The t-test for dependent samples helps us to take advantage of one specific type of design in which an important source of within-group variation (or so-called, error) can be easily identified and excluded from the analysis.

Specifically, if two groups of observations (that are to be compared) are based on the same sample of subjects who were tested twice (e.g., before and after a treatment), a considerable part of the within-group variation in both groups of scores can be attributed to the initial individual differences between subjects. Note that, in a sense, this fact is not much different than in cases when the two groups are entirely independent (see t-test for independent samples), where individual differences also contribute to the error variance; but in the case of independent samples, we cannot do anything about it because we cannot identify (or "subtract") the variation due to individual differences in subjects.

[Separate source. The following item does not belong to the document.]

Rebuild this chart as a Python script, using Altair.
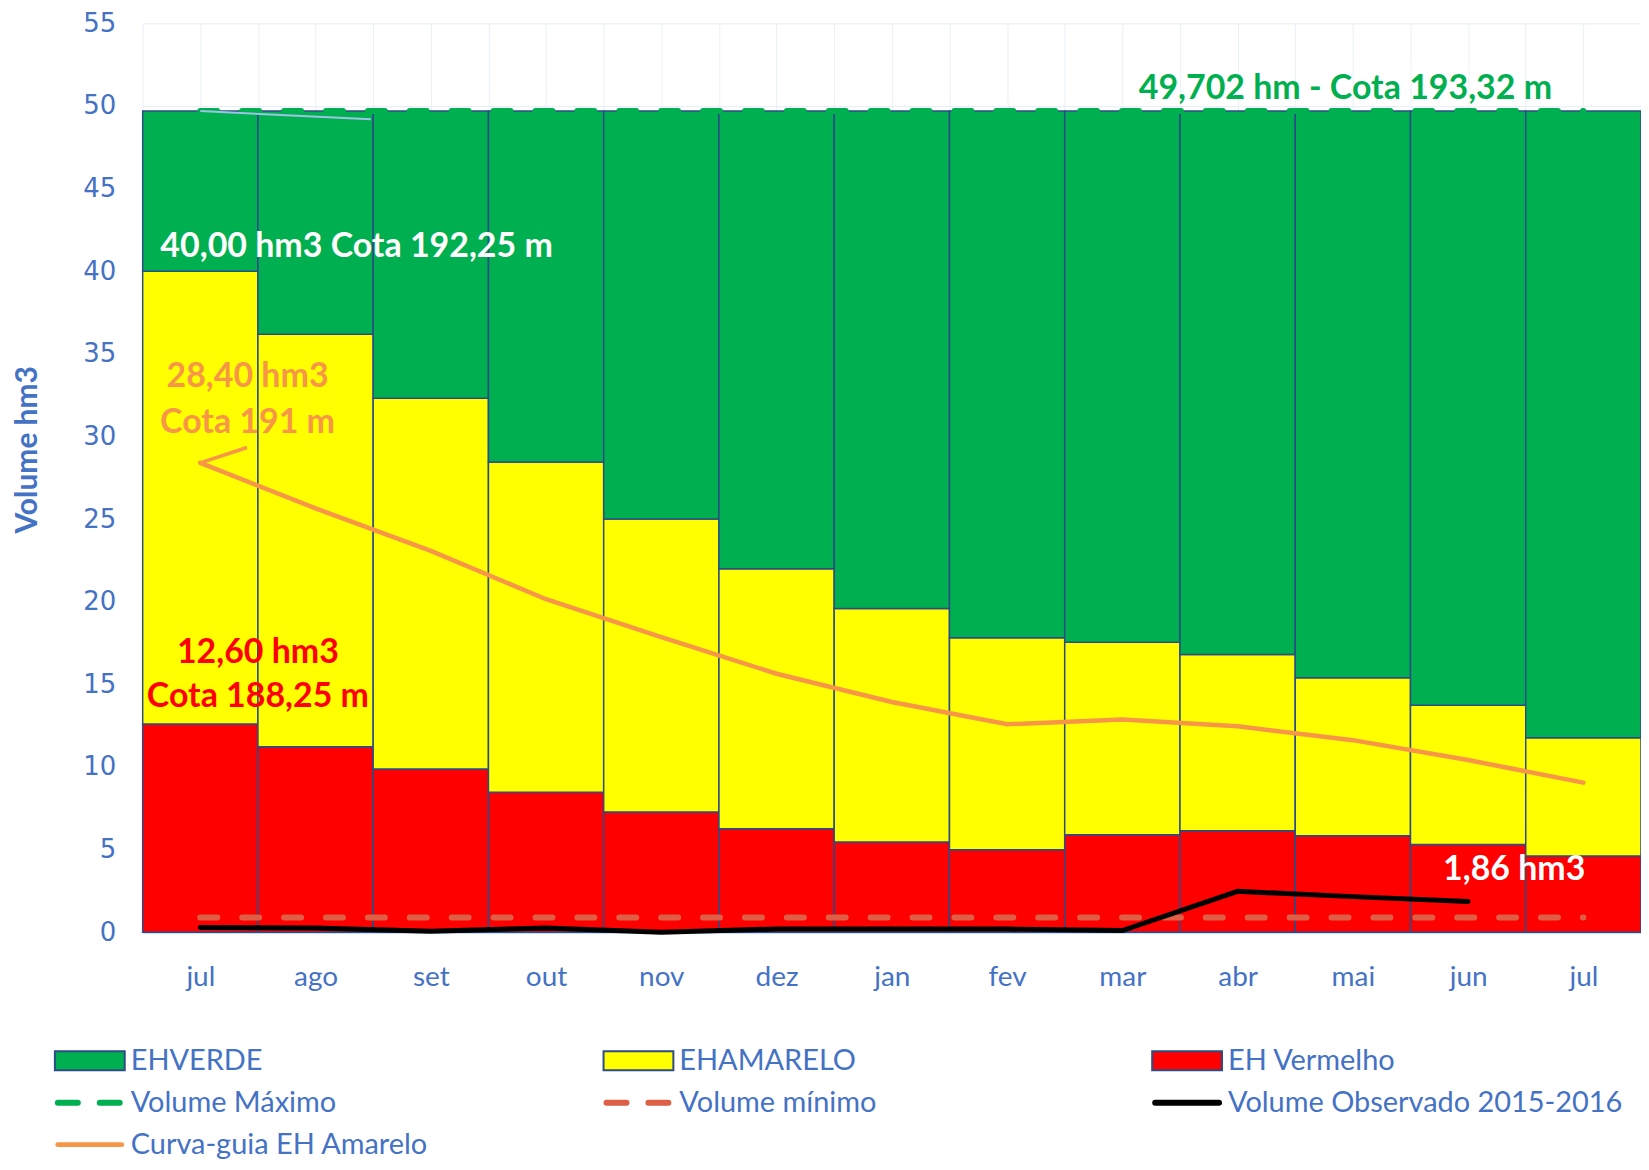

However, if the same sample was tested twice, then we can easily identify (or "subtract") this variation. Specifically, instead of treating each group separately, and analyzing raw scores, we can look only at the differences between the two measures (e.g., "pre test" and "post test") in each subject.

By subtracting the first score from the second for each subject and then analyzing only those "pure (paired) differences," we will exclude the entire part of the variation in our data set that results from unequal base levels of individual subjects. This is precisely what is being done in the t-test for dependent samples, and, as compared to the t-test for independent samples, it always produces better results (i.e., it is always more sensitive).